President Yoweri Museveni attended the launch of drilling in Uganda’s west today, but a crackdown on anti-pipeline activists in Kampala struck a difficult note.
Museveni expressed gratitude to the governments of China and France, which have both been supportive of Uganda’s plans.
This is in contrast with the European Parliament, which passed a resolution opposing the oil developments on the basis that they infringed human rights. “I told [the European Parliament] to go to hell!” Museveni said. “But I didn’t hear the French government making any trouble.”
Heritage Oil and Tullow Oil made the initial discoveries in Uganda, before selling out to TotalEnergies and CNOOC Ltd.
Uganda has a number of plans to produce power, he said. “We’re going to use wind power, solar power, hydropower but we will also use oil.” Even when oil is no longer needed for transportation or power, he said, “petroleum is needed for other products”.
The East African state has plans for more oil developments. Only 40% of the Albertine Graben has been explored, Museveni said. “We are going to look for more oil, we will end up with much more.”
CNOOC is the operator of the Kingfisher field, with China Oilfield Services Ltd (COSL) having provided the rig.

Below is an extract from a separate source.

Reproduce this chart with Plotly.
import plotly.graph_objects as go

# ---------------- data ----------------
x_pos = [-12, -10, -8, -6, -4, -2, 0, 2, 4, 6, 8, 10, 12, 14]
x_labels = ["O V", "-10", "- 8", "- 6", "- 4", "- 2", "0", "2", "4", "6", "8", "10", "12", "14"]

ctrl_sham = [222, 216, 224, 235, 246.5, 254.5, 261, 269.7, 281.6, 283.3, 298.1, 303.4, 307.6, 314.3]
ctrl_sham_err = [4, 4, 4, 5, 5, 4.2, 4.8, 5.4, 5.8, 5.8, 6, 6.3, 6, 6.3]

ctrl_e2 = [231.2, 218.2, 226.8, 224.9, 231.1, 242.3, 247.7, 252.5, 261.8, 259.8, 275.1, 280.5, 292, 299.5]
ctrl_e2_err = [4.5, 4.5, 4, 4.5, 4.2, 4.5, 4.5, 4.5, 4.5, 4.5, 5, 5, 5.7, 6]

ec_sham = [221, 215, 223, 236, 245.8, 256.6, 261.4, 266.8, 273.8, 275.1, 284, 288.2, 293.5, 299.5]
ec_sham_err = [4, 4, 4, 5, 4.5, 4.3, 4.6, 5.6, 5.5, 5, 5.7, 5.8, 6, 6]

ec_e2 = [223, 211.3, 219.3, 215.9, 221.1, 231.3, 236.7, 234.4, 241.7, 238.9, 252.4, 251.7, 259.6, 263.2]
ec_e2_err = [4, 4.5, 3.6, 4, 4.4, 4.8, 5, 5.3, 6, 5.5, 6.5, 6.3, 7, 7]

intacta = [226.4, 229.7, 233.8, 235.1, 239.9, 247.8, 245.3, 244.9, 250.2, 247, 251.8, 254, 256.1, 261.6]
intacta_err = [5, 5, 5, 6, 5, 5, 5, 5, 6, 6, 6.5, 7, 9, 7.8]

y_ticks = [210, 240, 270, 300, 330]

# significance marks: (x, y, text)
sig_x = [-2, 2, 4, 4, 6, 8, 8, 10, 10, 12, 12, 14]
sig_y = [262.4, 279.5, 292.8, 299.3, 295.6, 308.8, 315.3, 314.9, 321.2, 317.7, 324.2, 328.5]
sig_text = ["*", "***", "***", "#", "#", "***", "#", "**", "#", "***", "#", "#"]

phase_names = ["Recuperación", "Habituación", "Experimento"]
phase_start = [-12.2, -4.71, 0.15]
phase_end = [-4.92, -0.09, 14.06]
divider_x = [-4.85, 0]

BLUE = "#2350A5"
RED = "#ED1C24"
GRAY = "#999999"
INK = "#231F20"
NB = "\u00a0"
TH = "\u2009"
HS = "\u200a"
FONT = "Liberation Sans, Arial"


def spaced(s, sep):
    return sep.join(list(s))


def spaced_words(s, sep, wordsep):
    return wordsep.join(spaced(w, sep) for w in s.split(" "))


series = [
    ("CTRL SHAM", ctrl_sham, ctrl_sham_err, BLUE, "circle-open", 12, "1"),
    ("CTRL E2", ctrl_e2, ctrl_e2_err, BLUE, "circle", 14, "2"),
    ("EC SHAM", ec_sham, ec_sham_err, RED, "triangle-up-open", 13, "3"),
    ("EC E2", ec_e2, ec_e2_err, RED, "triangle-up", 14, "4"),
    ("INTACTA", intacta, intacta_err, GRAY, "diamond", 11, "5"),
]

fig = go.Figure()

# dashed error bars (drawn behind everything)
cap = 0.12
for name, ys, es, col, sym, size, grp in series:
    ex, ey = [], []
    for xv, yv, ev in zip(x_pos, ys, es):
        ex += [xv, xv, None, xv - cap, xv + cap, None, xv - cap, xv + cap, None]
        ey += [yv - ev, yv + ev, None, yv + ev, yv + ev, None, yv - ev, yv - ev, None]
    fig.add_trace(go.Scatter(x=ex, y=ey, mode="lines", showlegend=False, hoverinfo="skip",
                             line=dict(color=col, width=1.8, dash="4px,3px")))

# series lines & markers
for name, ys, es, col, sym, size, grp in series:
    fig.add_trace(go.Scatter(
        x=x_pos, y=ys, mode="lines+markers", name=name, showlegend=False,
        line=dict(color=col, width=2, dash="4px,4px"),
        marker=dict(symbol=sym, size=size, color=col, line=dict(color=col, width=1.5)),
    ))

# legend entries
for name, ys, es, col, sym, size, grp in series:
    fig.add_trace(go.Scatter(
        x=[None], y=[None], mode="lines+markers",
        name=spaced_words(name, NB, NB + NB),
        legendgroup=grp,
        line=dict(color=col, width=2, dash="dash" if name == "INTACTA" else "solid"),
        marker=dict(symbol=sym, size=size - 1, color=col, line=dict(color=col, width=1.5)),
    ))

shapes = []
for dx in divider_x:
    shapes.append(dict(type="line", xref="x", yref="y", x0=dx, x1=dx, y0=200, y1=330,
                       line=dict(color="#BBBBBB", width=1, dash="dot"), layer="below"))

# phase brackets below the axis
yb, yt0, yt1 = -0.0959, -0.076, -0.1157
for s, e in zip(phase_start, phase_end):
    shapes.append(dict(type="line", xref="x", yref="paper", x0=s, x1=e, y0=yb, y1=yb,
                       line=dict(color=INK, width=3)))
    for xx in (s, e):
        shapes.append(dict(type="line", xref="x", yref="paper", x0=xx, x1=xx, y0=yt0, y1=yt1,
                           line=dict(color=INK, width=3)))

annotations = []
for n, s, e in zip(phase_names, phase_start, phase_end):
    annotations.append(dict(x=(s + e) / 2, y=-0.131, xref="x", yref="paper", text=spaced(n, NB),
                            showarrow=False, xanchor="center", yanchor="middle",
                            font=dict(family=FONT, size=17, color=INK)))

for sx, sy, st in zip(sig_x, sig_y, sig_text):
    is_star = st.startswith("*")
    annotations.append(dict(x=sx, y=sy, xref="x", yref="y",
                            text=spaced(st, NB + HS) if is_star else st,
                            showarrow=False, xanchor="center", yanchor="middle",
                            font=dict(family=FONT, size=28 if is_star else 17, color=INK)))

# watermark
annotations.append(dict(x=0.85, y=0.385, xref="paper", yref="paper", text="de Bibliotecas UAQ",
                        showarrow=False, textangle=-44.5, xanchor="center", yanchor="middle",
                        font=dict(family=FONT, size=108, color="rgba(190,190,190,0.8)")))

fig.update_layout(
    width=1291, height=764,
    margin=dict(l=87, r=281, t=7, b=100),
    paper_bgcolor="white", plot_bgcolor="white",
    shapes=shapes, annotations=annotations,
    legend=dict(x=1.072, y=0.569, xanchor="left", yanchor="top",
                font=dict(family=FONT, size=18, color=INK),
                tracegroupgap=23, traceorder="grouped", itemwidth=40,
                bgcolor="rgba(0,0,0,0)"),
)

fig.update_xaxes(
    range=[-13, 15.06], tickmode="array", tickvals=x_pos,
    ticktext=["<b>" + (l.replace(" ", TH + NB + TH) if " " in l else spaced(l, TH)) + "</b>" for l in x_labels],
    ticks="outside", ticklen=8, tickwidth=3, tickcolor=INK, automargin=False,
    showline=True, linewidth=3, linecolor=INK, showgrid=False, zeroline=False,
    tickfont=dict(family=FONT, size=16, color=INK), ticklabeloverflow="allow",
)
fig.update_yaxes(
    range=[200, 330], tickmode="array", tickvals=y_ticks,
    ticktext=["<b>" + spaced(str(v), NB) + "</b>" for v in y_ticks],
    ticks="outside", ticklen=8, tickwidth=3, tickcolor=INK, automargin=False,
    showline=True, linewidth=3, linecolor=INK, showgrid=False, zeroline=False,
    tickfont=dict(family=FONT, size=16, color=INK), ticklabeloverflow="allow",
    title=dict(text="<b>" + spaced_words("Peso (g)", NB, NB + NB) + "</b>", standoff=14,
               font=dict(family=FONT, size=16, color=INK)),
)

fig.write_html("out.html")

The LR8001 rig is the “strongest in the country”, said Petroleum Authority of Uganda (PAU) executive director Ernest Rubondo. It consumes around 6 MW of power, he said, equivalent to the consumption of Hoima.
Rubondo, talking at the spud ceremony, said Kingfisher had 560 million barrels in total, of which the operator would produce 33% over 20-25 years. It will reach peak production of 40,000 barrels per day for five years, with more barrels coming from three fields in the Kaisa-Tonya area.
CNOOC plans to drill 31 wells on the field, of which four wells – the initial exploration and appraisal wells – it will convert to act as producers.
The companies will invest $2 billion in Kingfisher over the next three years, to the start of production. Over the 20 years of production, it will require another $1.5bn on operations and maintenance. Production costs at the field will be around $22 per barrel, with Rubondo saying the field would be viable with prices as low as $35.
Minister of Energy and Mineral Development Ruth Nankabirwa said Tanzania was preparing to issue a licence for the construction of the East African Crude Oil Pipeline (EACOP). Uganda issued its licence for EACOP construction last week.
At the same time as the ceremony was being held at Kingfisher, the police in Kampala were disrupting a panel discussion on EACOP.
AIFE Uganda held an event at a hotel in Kampala on the pipeline plan. This morning, police blocked people from attending the event, including Kizza Besigye, a long-time opponent of Museveni.
The police “started harassing, arresting and stopping participants and well wishers from entering the venue”, the NGO said.
The police arrested another campaigner against EACOP, Barigye Bob, outside the hotel. AIFE demanded that the police and military respect the rights of people to protest against EACOP and that the official be freed immediately.